Now, you and I, MLB for that matter, are not directly responsible for these and other idiots taking steroids, HGH, or any other drug. But let's face facts. MLB didn't have a policy on these things because to do so would have harmed ratings and income. They needed this surge of excitement and looked the other way when it became very apparent that some of these men might actually explode from the sheer amount of muscle contained in their skin. And we fans weren't much better. We got swept up in the momentum, in the press, in the excitement. And that's not necessarily totally wrong but it frustrates me now to see all of us turning our nose up at these same players, looking down in judgment upon them.

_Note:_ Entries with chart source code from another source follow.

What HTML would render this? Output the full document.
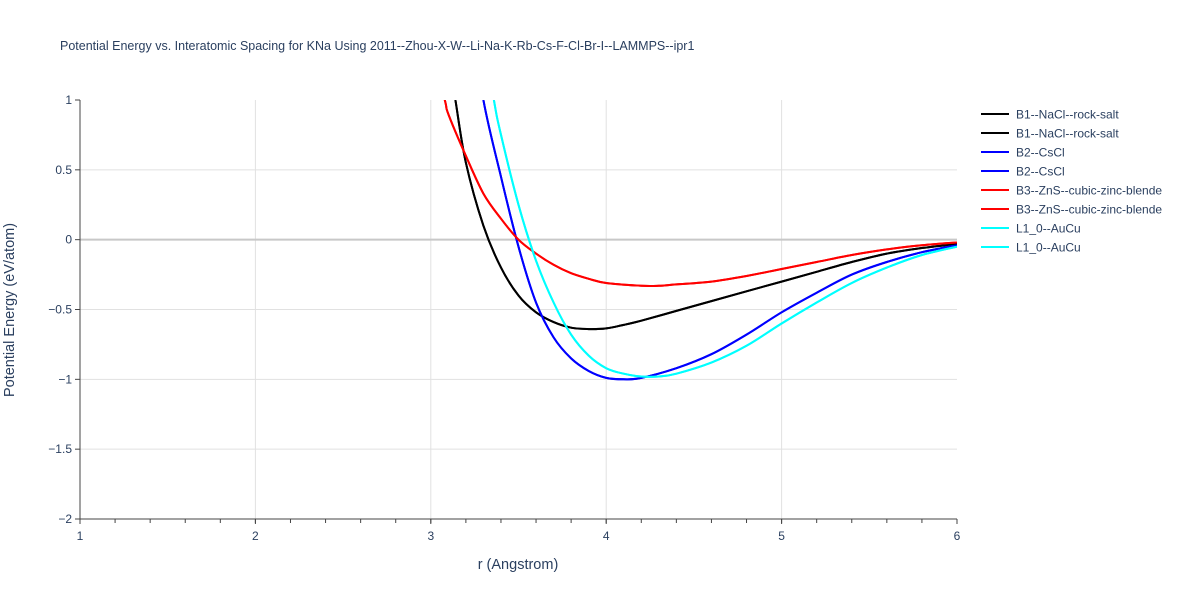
<!DOCTYPE html>
<html><head><meta charset="utf-8"><style>
body{margin:0;background:#fff;font-family:"Liberation Sans",sans-serif;}
svg text{font-family:"Liberation Sans",sans-serif;fill:#2a3f5f;}
</style></head><body>
<svg id="chart" width="1200" height="600" xmlns="http://www.w3.org/2000/svg">
<defs><clipPath id="clip"><rect x="80" y="100" width="877" height="419"/></clipPath></defs>
<text x="60" y="50" font-size="12.5">Potential Energy vs. Interatomic Spacing for KNa Using 2011--Zhou-X-W--Li-Na-K-Rb-Cs-F-Cl-Br-I--LAMMPS--ipr1</text>
<g id="grid"></g><g id="axes"></g><g id="series" clip-path="url(#clip)"></g><g id="legend"></g>
<text x="518" y="569" font-size="14.5" text-anchor="middle">r (Angstrom)</text>
<text transform="translate(14,310) rotate(-90)" font-size="14.5" text-anchor="middle">Potential Energy (eV/atom)</text>
</svg>
<script>
const xTicks=[1,2,3,4,5,6];
const yTicks=[1,0.5,0,-0.5,-1,-1.5,-2];
const yTickLabels=["1","0.5","0","−0.5","−1","−1.5","−2"];
const seriesNames=["B1--NaCl--rock-salt","B2--CsCl","B3--ZnS--cubic-zinc-blende","L1_0--AuCu"];
const seriesColors=["#000000","#0000ff","#ff0000","#00ffff"];
const b1R=[3.1,3.14,3.2,3.3,3.4,3.5,3.6,3.7,3.8,3.9,4.0,4.1,4.2,4.4,4.6,4.8,5.0,5.2,5.4,5.6,5.8,6.0];
const b1E=[1.3,1.0,0.55,0.1,-0.2,-0.4,-0.52,-0.59,-0.63,-0.64,-0.635,-0.61,-0.58,-0.51,-0.44,-0.37,-0.3,-0.23,-0.16,-0.10,-0.06,-0.03];
const b2R=[3.25,3.3,3.4,3.5,3.6,3.7,3.8,3.9,4.0,4.1,4.2,4.4,4.6,4.8,5.0,5.2,5.4,5.6,5.8,6.0];
const b2E=[1.5,1.0,0.45,-0.05,-0.45,-0.7,-0.85,-0.94,-0.99,-1.0,-0.99,-0.92,-0.82,-0.68,-0.52,-0.38,-0.25,-0.16,-0.09,-0.04];
const b3R=[3.0,3.08,3.1,3.2,3.3,3.4,3.5,3.6,3.7,3.8,3.9,4.0,4.2,4.3,4.4,4.6,4.8,5.0,5.2,5.4,5.6,5.8,6.0];
const b3E=[1.4,1.0,0.9,0.6,0.33,0.15,0.0,-0.1,-0.18,-0.24,-0.28,-0.31,-0.33,-0.33,-0.32,-0.3,-0.26,-0.21,-0.16,-0.11,-0.07,-0.04,-0.02];
const l10R=[3.3,3.36,3.4,3.5,3.6,3.7,3.8,3.9,4.0,4.1,4.2,4.3,4.4,4.6,4.8,5.0,5.2,5.4,5.6,5.8,6.0];
const l10E=[1.5,1.0,0.75,0.25,-0.15,-0.45,-0.68,-0.83,-0.92,-0.96,-0.98,-0.98,-0.96,-0.88,-0.76,-0.6,-0.45,-0.31,-0.2,-0.11,-0.05];
const allR=[b1R,b2R,b3R,l10R], allE=[b1E,b2E,b3E,l10E];
const X0=80,X1=957,Y0=100,Y1=519;
const xs=v=>X0+(v-1)/5*(X1-X0);
const ys=v=>Y0+(1-v)/3*(Y1-Y0);
const NS="http://www.w3.org/2000/svg";
function mk(t,a,p){const e=document.createElementNS(NS,t);for(const k in a)e.setAttribute(k,a[k]);p.appendChild(e);return e;}
function smooth(pts){
 let d='M'+pts[0][0].toFixed(1)+','+pts[0][1].toFixed(1);
 for(let i=0;i<pts.length-1;i++){
  const p0=pts[Math.max(i-1,0)],p1=pts[i],p2=pts[i+1],p3=pts[Math.min(i+2,pts.length-1)];
  const c1=[p1[0]+(p2[0]-p0[0])/6,p1[1]+(p2[1]-p0[1])/6];
  const c2=[p2[0]-(p3[0]-p1[0])/6,p2[1]-(p3[1]-p1[1])/6];
  d+='C'+c1[0].toFixed(1)+','+c1[1].toFixed(1)+' '+c2[0].toFixed(1)+','+c2[1].toFixed(1)+' '+p2[0].toFixed(1)+','+p2[1].toFixed(1);
 }
 return d;
}
const grid=document.getElementById('grid'),axes=document.getElementById('axes');
xTicks.forEach(v=>{
 if(v>1&&v<6){const l=mk('line',{x1:xs(v),x2:xs(v),y1:Y0,y2:Y1,stroke:'#e1e1e1'},grid);
 
 }
 const t=mk('text',{x:xs(v),y:540,'font-size':12,'text-anchor':'middle'},axes);t.textContent=v;
 
 
});
for(let v=1.2;v<6;v+=0.2){mk('line',{x1:xs(v),x2:xs(v),y1:Y1,y2:Y1+4,stroke:'#444'},axes);}
xTicks.forEach(v=>mk('line',{x1:xs(v),x2:xs(v),y1:Y1,y2:Y1+5,stroke:'#444'},axes));
yTicks.forEach((v,i)=>{
 if(v<1&&v>-2){const l=mk('line',{x1:X0,x2:X1,y1:ys(v),y2:ys(v),stroke:v===0?'#c8c8c8':'#e1e1e1','stroke-width':v===0?2:1},grid);
 
 }
 mk('line',{x1:X0-5,x2:X0,y1:ys(v),y2:ys(v),stroke:'#444'},axes);
 const t=mk('text',{x:X0-8,y:ys(v)+4,'font-size':12,'text-anchor':'end'},axes);t.textContent=yTickLabels[i];
 
 
});
mk('line',{x1:X0,x2:X0,y1:Y0,y2:Y1,stroke:'#444'},axes);
mk('line',{x1:X0,x2:X1,y1:Y1,y2:Y1,stroke:'#444'},axes);
const ser=document.getElementById('series'),leg=document.getElementById('legend');
let li=0;
allR.forEach((R,s)=>{
 for(let d=0;d<2;d++){
  const pts=R.map((r,i)=>[xs(r),ys(allE[s][i])]);
  const p=mk('path',{d:smooth(pts),fill:'none',stroke:seriesColors[s],'stroke-width':2},ser);
  
  
  const y=114+li*19;
  const g=mk('g',{},leg);
  
  
  mk('line',{x1:981,x2:1009,y1:y,y2:y,stroke:seriesColors[s],'stroke-width':2},g);
  const t=mk('text',{x:1016,y:y+4.5,'font-size':12},g);t.textContent=seriesNames[s];
  li++;
 }
});
</script>
</body></html>
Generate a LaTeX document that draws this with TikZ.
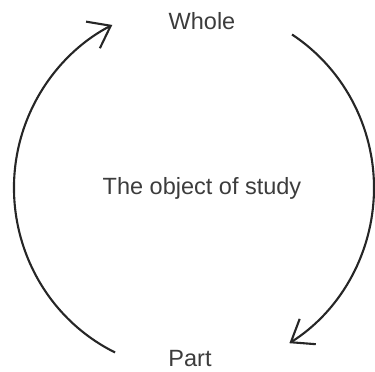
\documentclass[tikz,border=0pt]{standalone}
\usepackage{fontspec}
\setmainfont{Liberation Sans}
\usepackage{xcolor}
\usetikzlibrary{arrows.meta}

\definecolor{labelgray}{HTML}{3C3C3C}
\definecolor{arcgray}{HTML}{262626}

\begin{document}
\begin{tikzpicture}[
  x=1pt,
  y=1pt,
  every node/.style={font=\rmfamily\fontsize{23.5}{28}\selectfont, text=labelgray, inner sep=0pt},
  cyclearc/.style={draw=arcgray, line width=2.1pt, -{Straight Barb[length=20pt,width=30pt]}},
]
\path[use as bounding box] (0,0) rectangle (375,372);

% Centre of the cycle.
\coordinate (mid) at (194,184);

% Labels.
\node[anchor=base] (whole) at (202,342) {Whole};
\node[anchor=base] (part) at (190,5) {Part};
\node[anchor=base] (object) at (202,177) {The object of study};

% Part up to whole, on the left.
\draw[cyclearc] ([shift={(244:180 and 183)}]mid) arc[start angle=244, end angle=117, x radius=180, y radius=183];

% Whole down to part, on the right.
\draw[cyclearc] ([shift={(57:180 and 183)}]mid) arc[start angle=57, end angle=-58, x radius=180, y radius=183];

\end{tikzpicture}
\end{document}
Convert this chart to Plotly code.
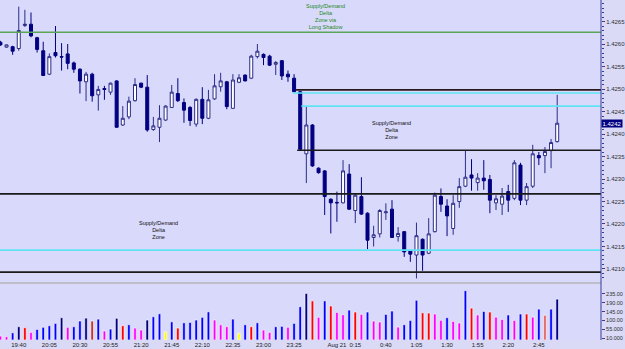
import pandas as pd
import plotly.graph_objects as go
from plotly.subplots import make_subplots

# ---- data ----
times = pd.date_range("2011-08-20 19:25", periods=92, freq="5min")

opens = [1.42604, 1.42593, 1.42594, 1.42590, 1.42641, 1.42644, 1.42614, 1.42585, 1.42533, 1.42581,
         1.42572, 1.42578, 1.42558, 1.42544, 1.42516, 1.42533, 1.42487, 1.42501, 1.42493, 1.42518,
         1.42420, 1.42438, 1.42474, 1.42513, 1.42504, 1.42410, 1.42415, 1.42431, 1.42459, 1.42490,
         1.42470, 1.42459, 1.42422, 1.42477, 1.42435, 1.42478, 1.42505, 1.42516, 1.42457, 1.42515,
         1.42531, 1.42524, 1.42572, 1.42577, 1.42573, 1.42555, 1.42563, 1.42533, 1.42524, 1.42494,
         1.42356, 1.42420, 1.42324, 1.42318, 1.42255, 1.42248, 1.42247, 1.42311, 1.42230, 1.42261,
         1.42224, 1.42170, 1.42178, 1.42225, 1.42233, 1.42172, 1.42183, 1.42141, 1.42131, 1.42166,
         1.42135, 1.42183, 1.42261, 1.42240, 1.42190, 1.42250, 1.42284, 1.42309, 1.42292, 1.42302,
         1.42299, 1.42247, 1.42244, 1.42272, 1.42257, 1.42331, 1.42253, 1.42284, 1.42352, 1.42352,
         1.42363, 1.42383]
highs = [1.42607, 1.42599, 1.42596, 1.42683, 1.42676, 1.42670, 1.42616, 1.42605, 1.42579, 1.42640,
         1.42602, 1.42600, 1.42561, 1.42546, 1.42538, 1.42536, 1.42507, 1.42507, 1.42514, 1.42519,
         1.42462, 1.42483, 1.42524, 1.42514, 1.42531, 1.42438, 1.42464, 1.42464, 1.42509, 1.42524,
         1.42479, 1.42462, 1.42479, 1.42504, 1.42498, 1.42533, 1.42536, 1.42518, 1.42533, 1.42533,
         1.42532, 1.42576, 1.42600, 1.42579, 1.42576, 1.42562, 1.42564, 1.42541, 1.42533, 1.42496,
         1.42462, 1.42422, 1.42326, 1.42320, 1.42257, 1.42272, 1.42342, 1.42333, 1.42267, 1.42304,
         1.42226, 1.42196, 1.42233, 1.42246, 1.42253, 1.42193, 1.42184, 1.42142, 1.42203, 1.42168,
         1.42213, 1.42270, 1.42279, 1.42255, 1.42264, 1.42302, 1.42364, 1.42344, 1.42313, 1.42342,
         1.42309, 1.42264, 1.42280, 1.42287, 1.42342, 1.42336, 1.42291, 1.42376, 1.42360, 1.42371,
         1.42389, 1.42487]
lows = [1.42596, 1.42592, 1.42576, 1.42585, 1.42638, 1.42615, 1.42581, 1.42529, 1.42531, 1.42570,
        1.42541, 1.42544, 1.42536, 1.42490, 1.42473, 1.42472, 1.42452, 1.42476, 1.42487, 1.42414,
        1.42418, 1.42433, 1.42472, 1.42502, 1.42405, 1.42407, 1.42382, 1.42429, 1.42458, 1.42471,
        1.42425, 1.42418, 1.42416, 1.42422, 1.42433, 1.42476, 1.42494, 1.42455, 1.42456, 1.42513,
        1.42517, 1.42522, 1.42568, 1.42553, 1.42551, 1.42531, 1.42520, 1.42516, 1.42493, 1.42364,
        1.42291, 1.42327, 1.42312, 1.42220, 1.42179, 1.42205, 1.42246, 1.42231, 1.42202, 1.42220,
        1.42144, 1.42150, 1.42170, 1.42209, 1.42169, 1.42161, 1.42127, 1.42116, 1.42079, 1.42096,
        1.42133, 1.42181, 1.42227, 1.42173, 1.42176, 1.42236, 1.42282, 1.42274, 1.42274, 1.42276,
        1.42224, 1.42231, 1.42220, 1.42227, 1.42253, 1.42242, 1.42242, 1.42280, 1.42331, 1.42313,
        1.42324, 1.42381]
closes = [1.42598, 1.42598, 1.42584, 1.42630, 1.42644, 1.42618, 1.42588, 1.42530, 1.42572, 1.42574,
          1.42571, 1.42557, 1.42544, 1.42518, 1.42533, 1.42485, 1.42499, 1.42499, 1.42513, 1.42415,
          1.42435, 1.42473, 1.42510, 1.42504, 1.42409, 1.42418, 1.42435, 1.42462, 1.42493, 1.42474,
          1.42453, 1.42430, 1.42477, 1.42435, 1.42476, 1.42507, 1.42518, 1.42461, 1.42520, 1.42525,
          1.42518, 1.42573, 1.42584, 1.42570, 1.42553, 1.42559, 1.42529, 1.42527, 1.42494, 1.42366,
          1.42420, 1.42329, 1.42314, 1.42261, 1.42247, 1.42247, 1.42318, 1.42233, 1.42264, 1.42222,
          1.42164, 1.42176, 1.42230, 1.42227, 1.42170, 1.42179, 1.42138, 1.42133, 1.42174, 1.42131,
          1.42178, 1.42264, 1.42244, 1.42218, 1.42246, 1.42283, 1.42304, 1.42302, 1.42302, 1.42296,
          1.42253, 1.42256, 1.42262, 1.42253, 1.42336, 1.42253, 1.42283, 1.42356, 1.42347, 1.42361,
          1.42381, 1.42424]

volumes = [20, 17, 37, 68, 63, 39, 54, 65, 73, 85,
           114, 65, 68, 97, 112, 97, 107, 46, 56, 111,
           73, 78, 61, 51, 102, 119, 134, 42, 93, 61,
           88, 90, 102, 116, 144, 102, 78, 68, 107, 34,
           78, 68, 88, 51, 39, 68, 70, 65, 85, 170,
           238, 200, 116, 200, 174, 141, 129, 153, 143, 131,
           143, 97, 92, 131, 148, 66, 78, 100, 203, 139,
           138, 133, 100, 114, 95, 87, 252, 163, 128, 146,
           143, 117, 105, 128, 100, 133, 133, 117, 158, 126,
           158, 209]

M, B, N, R, Y, D, S = "#ff00ff", "#0000ff", "#000080", "#ff0000", "#ffff00", "#c03030", "#e06060"
volume_colors = [M, M, B, N, R, M, B, B, B, B,
                 N, M, B, B, N, D, B, M, B, N,
                 R, B, M, M, N, B, B, Y, B, R,
                 B, B, B, B, B, M, M, M, B, Y,
                 B, R, B, M, M, B, B, M, B, B,
                 N, R, M, B, R, M, M, B, R, M,
                 B, M, M, B, B, M, B, B, B, R,
                 R, M, M, B, M, M, B, R, M, B,
                 R, M, M, B, M, B, R, M, B, S,
                 B, N]

# zone lines: level, start bar (None = whole width), colour
zone_levels = [1.42626, 1.42498, 1.42491, 1.42462, 1.42364, 1.42267, 1.42142, 1.42093]
zone_start_bar = [None, 48.3, 47.8, 49.2, 48.5, None, None, None]
zone_colors = ["#5aa55a", "#2a1818", "#5fe3f3", "#5fe3f3", "#1a1a1a", "#1a1a1a", "#5fe3f3", "#1a1a1a"]

price_ticks = [1.4210, 1.4215, 1.4220, 1.4225, 1.4230, 1.4235, 1.4240, 1.4245,
               1.4250, 1.4255, 1.4260, 1.4265, 1.4270]
volume_ticks = [10, 55, 100, 145, 190, 235]
volume_tick_text = ["10.000", "55.000", "100.00", "145.00", "190.00", "235.00"]

tick_labels = ["19:40", "20:05", "20:30", "20:55", "21:20", "21:45", "22:10", "22:35",
               "23:00", "23:25", "Aug 21", "0:15", "0:40", "1:05", "1:30", "1:55", "2:20", "2:45"]
tick_times = ["2011-08-20 19:40", "2011-08-20 20:05", "2011-08-20 20:30", "2011-08-20 20:55",
              "2011-08-20 21:20", "2011-08-20 21:45", "2011-08-20 22:10", "2011-08-20 22:35",
              "2011-08-20 23:00", "2011-08-20 23:25", "2011-08-21 00:00", "2011-08-21 00:15",
              "2011-08-21 00:40", "2011-08-21 01:05", "2011-08-21 01:30", "2011-08-21 01:55",
              "2011-08-21 02:20", "2011-08-21 02:45"]

zone_texts = ["Supply/Demand<br>Delta<br>Zone via<br>Long Shadow",
              "Supply/Demand<br>Delta<br>Zone",
              "Supply/Demand<br>Delta<br>Zone"]

# ---- figure ----
step = pd.Timedelta(minutes=5)
x_start = times[0] - 0.065 * step
x_end = times[0] + 98.16 * step

fig = make_subplots(rows=2, cols=1, shared_xaxes=True, vertical_spacing=0.01)

fig.add_trace(go.Candlestick(
    x=times, open=opens, high=highs, low=lows, close=closes,
    increasing=dict(fillcolor="#ffffff", line=dict(color="#2c2c88", width=1)),
    decreasing=dict(fillcolor="#000080", line=dict(color="#000080", width=1)),
    whiskerwidth=0, showlegend=False, hoverinfo="skip"), row=1, col=1)

fig.add_trace(go.Bar(
    x=times, y=volumes, marker=dict(color=volume_colors, line=dict(color="#ffffff", width=0.6)),
    width=0.42 * step.total_seconds() * 1000, showlegend=False, hoverinfo="skip"), row=2, col=1)

shapes = []
for lvl, sb, col in zip(zone_levels, zone_start_bar, zone_colors):
    if sb is None:
        shapes.append(dict(type="line", xref="x domain", yref="y", x0=0, x1=1, y0=lvl, y1=lvl,
                           line=dict(color=col, width=1.6)))
    else:
        shapes.append(dict(type="line", xref="x", yref="y", x0=times[0] + sb * step, x1=x_end,
                           y0=lvl, y1=lvl, line=dict(color=col, width=1.6)))
# panel separator
shapes.append(dict(type="line", xref="paper", yref="paper", x0=0, x1=1, y0=0.1675, y1=0.1675,
                   line=dict(color="#b4b4bc", width=1.5)))
# continuous right axis line
shapes.append(dict(type="line", xref="paper", yref="paper", x0=1, x1=1, y0=0, y1=1,
                   line=dict(color="#3a3a9a", width=1)))

font_small = dict(family="Liberation Sans", size=5.5)
annotations = [
    dict(xref="paper", yref="paper", x=0.542, y=0.951, text=zone_texts[0], showarrow=False,
         xanchor="center", yanchor="middle",
         font=dict(font_small, color="#1a8a1a"), align="center"),
    dict(xref="paper", yref="paper", x=0.652, y=0.618, text=zone_texts[1], showarrow=False,
         xanchor="center", yanchor="middle",
         font=dict(font_small, color="#101010"), align="center"),
    dict(xref="paper", yref="paper", x=0.263, y=0.325, text=zone_texts[2], showarrow=False,
         xanchor="center", yanchor="middle",
         font=dict(font_small, color="#101010"), align="center"),
    dict(xref="paper", yref="y", x=1, y=closes[-1], xanchor="left", yanchor="middle",
         text="1.4242", showarrow=False,
         font=dict(family="Liberation Sans", size=6, color="#ffffff"), bgcolor="#000080",
         borderpad=0.5),
]

fig.update_layout(
    width=625, height=349,
    margin=dict(l=0, r=16, t=0, b=9),
    paper_bgcolor="#dadaf6", plot_bgcolor="#d9d9fc",
    shapes=shapes, annotations=annotations,
    bargap=0.3,
    xaxis=dict(type="date", range=[x_start, x_end], rangeslider=dict(visible=False),
               showgrid=False, showticklabels=False, zeroline=False),
    xaxis2=dict(type="date", range=[x_start, x_end], showgrid=False, zeroline=False,
                tickvals=tick_times, ticktext=tick_labels, ticks="",
                tickfont=dict(family="Liberation Sans", size=6, color="#202020")),
    yaxis=dict(domain=[0.1706, 1.0], side="right", range=[1.420711, 1.426978],
               tickvals=price_ticks, ticktext=[f"{v:.4f}" for v in price_ticks],
               tickfont=dict(family="Liberation Sans", size=6, color="#303030"),
               ticks="outside", ticklen=3, tickcolor="#3a3a9a",
               minor=dict(ticks="outside", ticklen=2, dtick=0.0001, tickcolor="#3a3a9a"),
               showgrid=False, zeroline=False, showline=False),
    yaxis2=dict(domain=[0.0, 0.1618], side="right", range=[0, 281],
                tickvals=volume_ticks, ticktext=volume_tick_text,
                tickfont=dict(family="Liberation Sans", size=5.5, color="#303030"),
                ticks="outside", ticklen=3, tickcolor="#3a3a9a",
                showgrid=False, zeroline=False, showline=False),
)

fig.write_html("out.html")
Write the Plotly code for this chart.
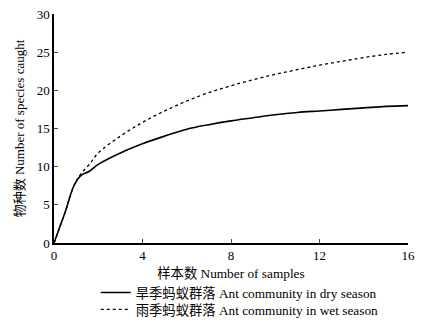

I did not make Barry Bonds do what he did. I did not cause him to commit a crime. I did not cause him to use steroids (and by the way he has yet to be convicted of using them, though it seems obvious that he did). But if I get carried away in the hubbub surrounding his situation. If I buy tickets, tune into his games, listen to SportsCenter tout his accomplishments (which is all they did until a few seasons ago), then I am somewhat complicit in all of this. We should be careful before we judge to harshly these guys who gave us what most of us wanted.